6. BASICALLY, ANYWHERE IN THE CARIBBEAN
In his rather short time as the scourge of the local seas in 1717 and 1718, Blackbeard kept very busy out to sea, reportedly ransacking or capturing something like 30 ships in total. He likely worked his way through much of the Caribbean, attacking ships near Antigua, Martinique, the Grenadines, St. Lucia, and St. Vincent, among others. When the QAR and Adventure did put into port, it was likely to gather new supplies and have a few rowdy times before heading back out to sea.
7. IN HELL
A General History of the Pyrates, a 1724 book written by Captain Charles Johnson (the same one mentioned earlier), provides much of the material for the legends of Blackbeard and other famous scallywags, including one of Teach’s most famous utterances.
The night before Maynard and his soldiers descended upon the Adventure, Blackbeard’s crew asked their captain if his wife would know where the loot was hidden should he fall in battle. Teach replied “that no-body but himself and the Devil, knew where it was, and the longest liver should take all.”

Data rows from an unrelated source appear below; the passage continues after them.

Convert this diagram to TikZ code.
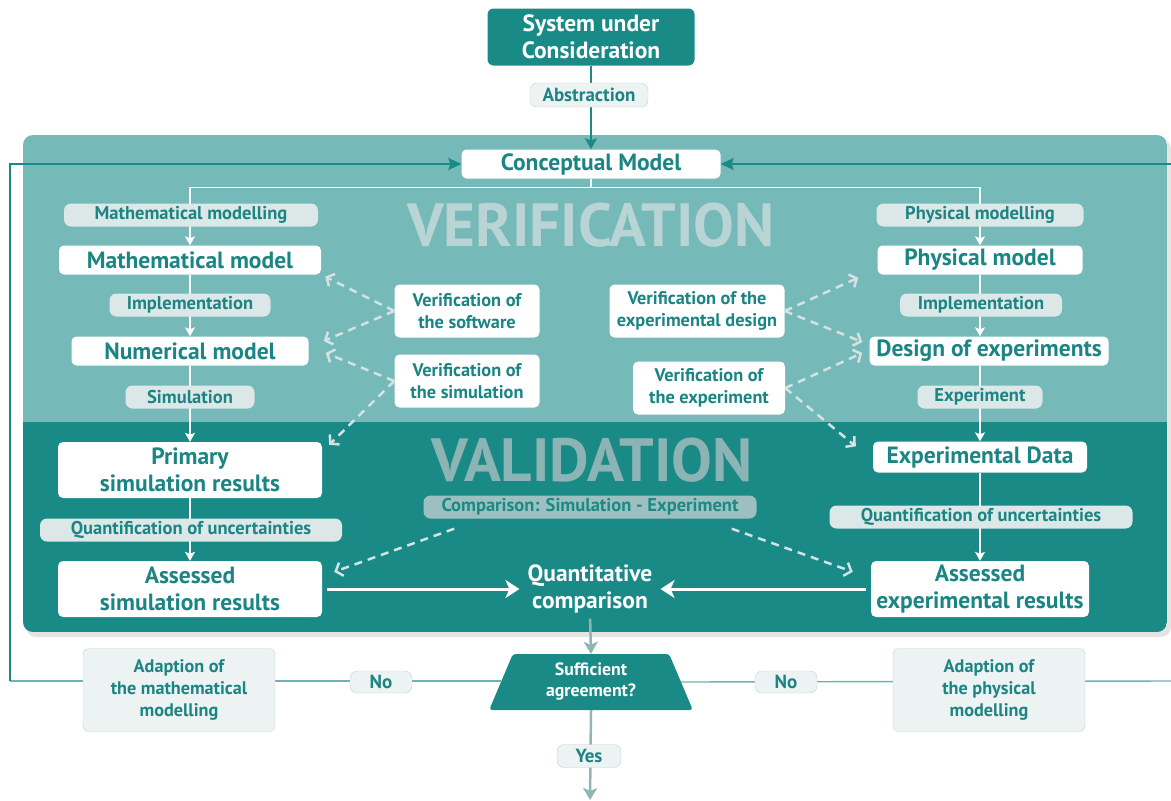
\documentclass[tikz,border=0pt]{standalone}
\usepackage{fontspec}
\setmainfont{PT Sans}
\usetikzlibrary{arrows.meta,shapes.geometric}
\definecolor{darkteal}{HTML}{1A8A87}
\definecolor{lightteal}{HTML}{75B9B8}
\definecolor{textteal}{HTML}{1B8583}
\definecolor{pillgray}{HTML}{DCE7E7}
\definecolor{palegray}{HTML}{EDF2F2}
\definecolor{edgegray}{HTML}{C6D0D0}
\definecolor{dashgray}{HTML}{D3E3E3}
\definecolor{verifgray}{HTML}{B8D4D4}
\definecolor{validgray}{HTML}{8DB4B4}
\definecolor{compgray}{HTML}{9CC0BF}
\definecolor{stemgray}{HTML}{8FB5B5}
\definecolor{loopteal}{HTML}{6DB3B2}
\tikzset{
    model/.style={fill=white,rounded corners=5pt,text=textteal,align=center,inner sep=0pt,
        minimum height=29pt,font=\bfseries\fontsize{23.5}{27.5}\selectfont},
    check/.style={fill=white,rounded corners=5pt,text=textteal,align=center,inner sep=0pt,
        minimum height=53pt,font=\bfseries\fontsize{18.3}{22}\selectfont},
    tag/.style={fill=pillgray,rounded corners=7pt,text=textteal,inner sep=0pt,
        minimum height=23pt,font=\bfseries\fontsize{18.5}{20}\selectfont},
    chip/.style={fill=palegray,draw=edgegray,rounded corners=7pt,text=textteal,inner sep=0pt,
        minimum height=23pt,font=\bfseries\fontsize{19}{20}\selectfont},
    adapt/.style={fill=palegray,draw=edgegray,rounded corners=6pt,text=textteal,align=center,inner sep=0pt,
        minimum width=192pt,minimum height=83pt,font=\bfseries\fontsize{18.2}{22}\selectfont},
    flow/.style={draw=white,line width=1.3pt,-{Stealth[length=9pt,width=10pt,inset=2pt]}},
    push/.style={draw=white,line width=3pt,-{Stealth[length=14pt,width=18pt,inset=4pt]}},
    verif/.style={draw=dashgray,line width=2.5pt,dash pattern=on 8pt off 6pt,
        -{Straight Barb[length=6pt,width=14pt]}},
    stem/.style={draw=stemgray,line width=2.5pt,-{Stealth[length=12pt,width=14pt,inset=3pt]}},
    loopline/.style={draw=darkteal,line width=1.4pt,-{Stealth[length=13pt,width=12pt,inset=2pt]}},
    loopback/.style={draw=loopteal,line width=1.4pt}
}
\begin{document}
\begin{tikzpicture}[x=1pt,y=-1pt]
    \useasboundingbox (0,0) rectangle (1171,801);
    % panel
    \fill[black!30,opacity=0.35,rounded corners=10pt] (26,139) rectangle (1171,637);
    \begin{scope}
        \clip[rounded corners=10pt] (23,135) rectangle (1167,632);
        \fill[lightteal] (23,135) rectangle (1167,422);
        \fill[darkteal] (23,422) rectangle (1167,632);
    \end{scope}
    \node[text=verifgray,font=\bfseries\fontsize{61}{64}\selectfont] (verification) at (591,225) {VERIFICATION};
    \node[text=validgray,font=\bfseries\fontsize{61}{64}\selectfont] (validation) at (592,460) {VALIDATION};

    \node[fill=darkteal,rounded corners=6pt,text=white,align=center,inner sep=0pt,minimum width=207pt,
        minimum height=57pt,font=\bfseries\fontsize{23.5}{27}\selectfont] (system) at (591,37) {System under\\Consideration};
    \node[model,minimum width=259pt] (concept) at (591,164) {Conceptual Model};
    \node[model,minimum width=262pt] (mathmodel) at (190,260) {Mathematical model};
    \node[model,minimum width=237pt] (num) at (190,351) {Numerical model};
    \node[model,minimum width=264pt,minimum height=56pt] (primary) at (190,470) {Primary\\simulation results};
    \node[model,minimum width=264pt,minimum height=56pt] (simassess) at (190,589) {Assessed\\simulation results};
    \node[model,minimum width=205pt] (phys) at (980,260) {Physical model};
    \node[model,minimum width=239pt] (doe) at (989,351) {Design of experiments};
    \node[model,minimum width=214pt,minimum height=31pt] (expdata) at (980,457) {Experimental Data};
    \node[model,minimum width=218pt,minimum height=56pt] (expassess) at (980,589) {Assessed\\experimental results};

    \node[check,minimum width=145pt] (soft) at (467,311) {Verification of\\the software};
    \node[check,minimum width=145pt] (simver) at (467,381) {Verification of\\the simulation};
    \node[check,minimum width=175pt] (design) at (697,311) {Verification of the\\experimental design};
    \node[check,minimum width=152pt] (expver) at (709,388) {Verification of\\the experiment};

    \node[text=white,align=center,inner sep=0pt,font=\bfseries\fontsize{23.5}{27.5}\selectfont] (quant) at (590,589) {Quantitative\\comparison};
    \node[trapezium,trapezium angle=70,trapezium stretches=true,fill=darkteal,rounded corners=3pt,text=white,
        align=center,minimum width=204pt,minimum height=56pt,inner sep=0pt,
        font=\bfseries\fontsize{17.8}{21}\selectfont] (suff) at (591,682) {Sufficient\\agreement?};
    \coordinate (loopL) at (10,681);
    \coordinate (loopR) at (1171,681);
    \coordinate (loopRtop) at (1171,164);
    \coordinate (exit) at (590,800);

    % connectors
    \draw[draw=darkteal,line width=1.4pt,-{Stealth[length=11pt,width=12pt,inset=2pt]}] (system) -- (concept);
    \draw[flow] (concept.south) -- ++(0,9) -| (mathmodel.north);
    \draw[flow] (concept.south) -- ++(0,9) -| (phys.north);
    \draw[flow] (mathmodel) -- (num);
    \draw[flow] (num) -- (primary);
    \draw[flow] (primary) -- (simassess);
    \draw[flow] (phys.south) -- (phys.south |- doe.north);
    \draw[flow] (phys.south |- doe.south) -- (expdata.north);
    \draw[flow] (expdata) -- (expassess);

    \draw[verif] (soft.west) -- ([shift={(4,2)}]mathmodel.south east);
    \draw[verif] (soft.west) -- ([shift={(15,-10)}]num.east);
    \draw[verif] (simver.west) -- ([shift={(17,2)}]num.east);
    \draw[verif] (simver.west) -- ([shift={(7,3)}]primary.north east);
    \draw[verif] (design.east) -- ([shift={(-19,3)}]phys.south west);
    \draw[verif] (design.east) -- ([shift={(-7,-9)}]doe.west);
    \draw[verif] (expver.east) -- ([shift={(-7,2)}]doe.west);
    \draw[verif] (expver.east) -- ([shift={(-17,5)}]expdata.north west);

    \draw[push,shorten <=5pt,shorten >=8pt] (simassess.east) -- (quant.west);
    \draw[push,shorten <=5pt,shorten >=8pt] (expassess.west) -- (quant.east);
    \draw[stem,shorten <=5pt] (quant.south) -- (suff.north);
    \draw[stem] (suff.south) -- (exit);

    \draw[loopback] (suff.west) -- (loopL -| suff.west) -- (loopL);
    \draw[loopline] (loopL) |- (concept.west);
    \draw[loopback] (suff.east) -- (loopR);
    \draw[loopline] (loopRtop) -- (concept.east);

    % labels on the lines
    \node[chip,minimum width=118pt,minimum height=24pt] (abstraction) at (589,95) {Abstraction};
    \node[tag,minimum width=254pt] (tagmath) at (191,215) {Mathematical modelling};
    \node[tag,minimum width=161pt] (tagimpl) at (190,305) {Implementation};
    \node[tag,minimum width=129pt] (tagsim) at (190,397) {Simulation};
    \node[tag,minimum width=302pt] (tagqsim) at (191,530) {Quantification of uncertainties};
    \node[tag,minimum width=207pt] (tagphys) at (980,215) {Physical modelling};
    \node[tag,minimum width=162pt] (tagimpr) at (981,305) {Implementation};
    \node[tag,minimum width=125pt] (tagexp) at (980,397) {Experiment};
    \node[tag,minimum width=303pt] (tagqexp) at (981,517) {Quantification of uncertainties};
    \node[tag,fill=compgray,text=darkteal,minimum width=333pt] (comp) at (590,507) {Comparison: Simulation - Experiment};
    \draw[verif] ([shift={(31,10)}]comp.south west) -- ([shift={(12,11)}]simassess.north east);
    \draw[verif] ([shift={(-25,10)}]comp.south east) -- ([shift={(-18,11)}]expassess.north west);

    \node[adapt] (adaptmath) at (179,690) {Adaption of\\the mathematical\\modelling};
    \node[adapt] (adaptphys) at (989,690) {Adaption of\\the physical\\modelling};
    \node[chip,minimum width=62pt,minimum height=22pt] (noleft) at (381,682) {No};
    \node[chip,minimum width=62pt,minimum height=22pt] (noright) at (786,682) {No};
    \node[chip,minimum width=64pt] (yes) at (589,756) {Yes};
\end{tikzpicture}
\end{document}
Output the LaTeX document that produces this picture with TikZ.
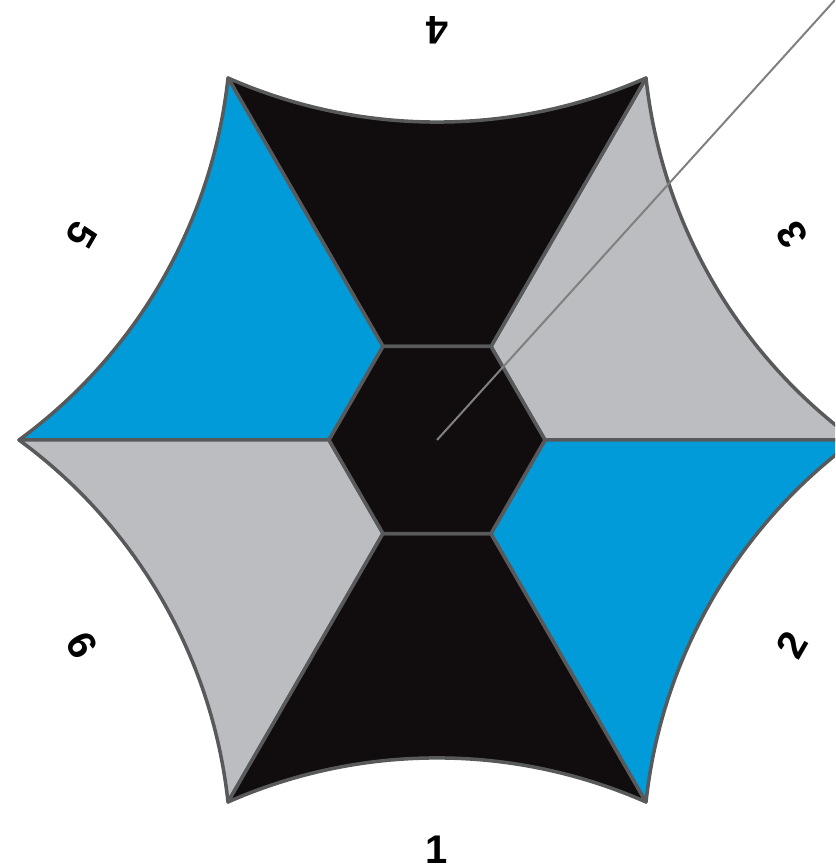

The next day, November 22, 1718, Blackbeard and many of his 14-man crew breathed their last. However, several surviving crewmembers later recounted "a Story which may appear a little incredible,” Johnson writes. “[Once] upon a Cruize, [the pirates] found out that they had a Man on Board more than their Crew; such a one was seen several Days amongst them, sometimes below, and sometimes upon Deck, yet no Man in the Ship could give an Account who he was, or from whence he came; but that he disappeared a little before they were cast away in their great Ship, but, it seems, they verily believed it was the Devil."
Just maybe, then, Blackbeard’s gold is still being safely kept down below—somewhere a lot deeper than even the very bottom shelf of Davy Jones’ Locker.